### Instruction
Extract exactly those lines that lie between the start of the material and the line with "lab.set_transform(lab.get_transform() + offset)", including both boundary lines and no others.
— BEGIN Data listing —
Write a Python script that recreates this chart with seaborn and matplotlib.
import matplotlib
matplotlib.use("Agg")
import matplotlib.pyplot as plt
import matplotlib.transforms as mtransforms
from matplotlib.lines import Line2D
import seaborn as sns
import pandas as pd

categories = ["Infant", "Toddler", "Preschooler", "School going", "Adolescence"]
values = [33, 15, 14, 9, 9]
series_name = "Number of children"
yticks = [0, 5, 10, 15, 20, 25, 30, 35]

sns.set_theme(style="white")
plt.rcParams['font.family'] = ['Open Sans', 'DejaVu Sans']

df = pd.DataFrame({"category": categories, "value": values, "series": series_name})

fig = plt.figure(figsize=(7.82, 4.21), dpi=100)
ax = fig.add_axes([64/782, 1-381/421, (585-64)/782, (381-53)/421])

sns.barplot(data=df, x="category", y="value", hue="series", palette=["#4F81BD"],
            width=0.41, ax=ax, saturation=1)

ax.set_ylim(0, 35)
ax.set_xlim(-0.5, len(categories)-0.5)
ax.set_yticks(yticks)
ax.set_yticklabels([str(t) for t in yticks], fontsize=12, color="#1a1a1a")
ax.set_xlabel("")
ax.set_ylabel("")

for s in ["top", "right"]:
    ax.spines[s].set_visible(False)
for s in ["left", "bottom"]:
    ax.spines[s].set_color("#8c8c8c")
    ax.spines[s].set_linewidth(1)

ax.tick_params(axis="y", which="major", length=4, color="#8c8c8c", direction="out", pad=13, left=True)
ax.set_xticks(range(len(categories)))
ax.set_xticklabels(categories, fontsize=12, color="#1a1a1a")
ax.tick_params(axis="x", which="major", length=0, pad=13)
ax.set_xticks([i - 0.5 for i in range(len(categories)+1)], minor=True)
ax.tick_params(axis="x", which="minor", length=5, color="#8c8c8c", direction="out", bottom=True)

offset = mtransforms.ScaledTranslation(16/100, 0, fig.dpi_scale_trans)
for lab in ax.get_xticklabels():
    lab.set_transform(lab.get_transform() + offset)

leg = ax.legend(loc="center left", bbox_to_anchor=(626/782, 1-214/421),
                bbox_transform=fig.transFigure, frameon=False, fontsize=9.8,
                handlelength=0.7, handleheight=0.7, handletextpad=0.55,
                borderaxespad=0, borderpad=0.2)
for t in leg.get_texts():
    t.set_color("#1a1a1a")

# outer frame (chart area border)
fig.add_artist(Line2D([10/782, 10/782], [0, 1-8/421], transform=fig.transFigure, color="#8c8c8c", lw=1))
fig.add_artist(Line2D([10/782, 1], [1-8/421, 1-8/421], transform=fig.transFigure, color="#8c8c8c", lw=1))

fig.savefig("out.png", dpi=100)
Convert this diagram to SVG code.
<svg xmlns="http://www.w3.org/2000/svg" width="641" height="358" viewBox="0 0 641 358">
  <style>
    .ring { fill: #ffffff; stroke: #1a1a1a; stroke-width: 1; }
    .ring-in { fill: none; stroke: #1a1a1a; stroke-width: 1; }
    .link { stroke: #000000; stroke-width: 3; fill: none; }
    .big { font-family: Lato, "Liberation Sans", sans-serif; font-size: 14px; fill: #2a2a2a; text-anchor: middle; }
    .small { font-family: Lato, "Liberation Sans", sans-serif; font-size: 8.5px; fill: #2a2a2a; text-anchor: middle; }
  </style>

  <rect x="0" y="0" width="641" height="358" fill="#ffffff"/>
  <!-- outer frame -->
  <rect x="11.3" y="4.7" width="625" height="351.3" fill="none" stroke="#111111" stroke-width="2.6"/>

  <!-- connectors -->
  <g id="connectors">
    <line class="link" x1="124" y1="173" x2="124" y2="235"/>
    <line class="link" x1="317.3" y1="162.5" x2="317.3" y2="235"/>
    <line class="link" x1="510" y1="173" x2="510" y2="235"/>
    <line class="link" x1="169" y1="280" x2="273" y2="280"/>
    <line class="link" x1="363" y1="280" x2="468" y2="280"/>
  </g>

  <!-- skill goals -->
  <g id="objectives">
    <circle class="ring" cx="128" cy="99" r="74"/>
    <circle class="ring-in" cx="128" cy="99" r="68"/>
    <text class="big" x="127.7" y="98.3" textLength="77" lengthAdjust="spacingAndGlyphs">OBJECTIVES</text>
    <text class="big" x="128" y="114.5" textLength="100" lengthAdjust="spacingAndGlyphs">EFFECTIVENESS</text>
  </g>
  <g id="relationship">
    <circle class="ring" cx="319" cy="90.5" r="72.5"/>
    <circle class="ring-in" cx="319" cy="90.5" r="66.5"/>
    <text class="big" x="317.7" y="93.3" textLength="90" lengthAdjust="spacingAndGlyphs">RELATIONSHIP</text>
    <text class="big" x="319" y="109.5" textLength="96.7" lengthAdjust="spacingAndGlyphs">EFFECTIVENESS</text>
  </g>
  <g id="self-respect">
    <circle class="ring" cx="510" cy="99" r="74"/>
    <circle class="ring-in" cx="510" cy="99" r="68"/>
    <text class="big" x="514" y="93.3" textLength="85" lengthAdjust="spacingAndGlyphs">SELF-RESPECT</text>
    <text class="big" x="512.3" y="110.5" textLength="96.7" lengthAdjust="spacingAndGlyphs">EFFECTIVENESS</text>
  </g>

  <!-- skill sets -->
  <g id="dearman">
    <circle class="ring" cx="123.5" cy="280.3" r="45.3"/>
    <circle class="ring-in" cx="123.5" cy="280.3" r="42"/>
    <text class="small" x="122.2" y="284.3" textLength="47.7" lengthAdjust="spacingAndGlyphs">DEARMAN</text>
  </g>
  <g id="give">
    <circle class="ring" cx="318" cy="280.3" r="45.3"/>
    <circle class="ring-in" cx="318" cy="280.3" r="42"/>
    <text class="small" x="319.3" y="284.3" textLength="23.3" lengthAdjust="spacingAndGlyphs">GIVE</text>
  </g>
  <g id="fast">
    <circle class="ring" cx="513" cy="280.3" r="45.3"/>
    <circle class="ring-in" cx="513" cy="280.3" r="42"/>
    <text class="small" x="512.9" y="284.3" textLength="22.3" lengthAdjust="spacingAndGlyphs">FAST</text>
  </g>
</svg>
— END Data listing —
### Solution for this exercise
Write a Python script that recreates this chart with seaborn and matplotlib.
import matplotlib
matplotlib.use("Agg")
import matplotlib.pyplot as plt
import matplotlib.transforms as mtransforms
from matplotlib.lines import Line2D
import seaborn as sns
import pandas as pd

categories = ["Infant", "Toddler", "Preschooler", "School going", "Adolescence"]
values = [33, 15, 14, 9, 9]
series_name = "Number of children"
yticks = [0, 5, 10, 15, 20, 25, 30, 35]

sns.set_theme(style="white")
plt.rcParams['font.family'] = ['Open Sans', 'DejaVu Sans']

df = pd.DataFrame({"category": categories, "value": values, "series": series_name})

fig = plt.figure(figsize=(7.82, 4.21), dpi=100)
ax = fig.add_axes([64/782, 1-381/421, (585-64)/782, (381-53)/421])

sns.barplot(data=df, x="category", y="value", hue="series", palette=["#4F81BD"],
            width=0.41, ax=ax, saturation=1)

ax.set_ylim(0, 35)
ax.set_xlim(-0.5, len(categories)-0.5)
ax.set_yticks(yticks)
ax.set_yticklabels([str(t) for t in yticks], fontsize=12, color="#1a1a1a")
ax.set_xlabel("")
ax.set_ylabel("")

for s in ["top", "right"]:
    ax.spines[s].set_visible(False)
for s in ["left", "bottom"]:
    ax.spines[s].set_color("#8c8c8c")
    ax.spines[s].set_linewidth(1)

ax.tick_params(axis="y", which="major", length=4, color="#8c8c8c", direction="out", pad=13, left=True)
ax.set_xticks(range(len(categories)))
ax.set_xticklabels(categories, fontsize=12, color="#1a1a1a")
ax.tick_params(axis="x", which="major", length=0, pad=13)
ax.set_xticks([i - 0.5 for i in range(len(categories)+1)], minor=True)
ax.tick_params(axis="x", which="minor", length=5, color="#8c8c8c", direction="out", bottom=True)

offset = mtransforms.ScaledTranslation(16/100, 0, fig.dpi_scale_trans)
for lab in ax.get_xticklabels():
    lab.set_transform(lab.get_transform() + offset)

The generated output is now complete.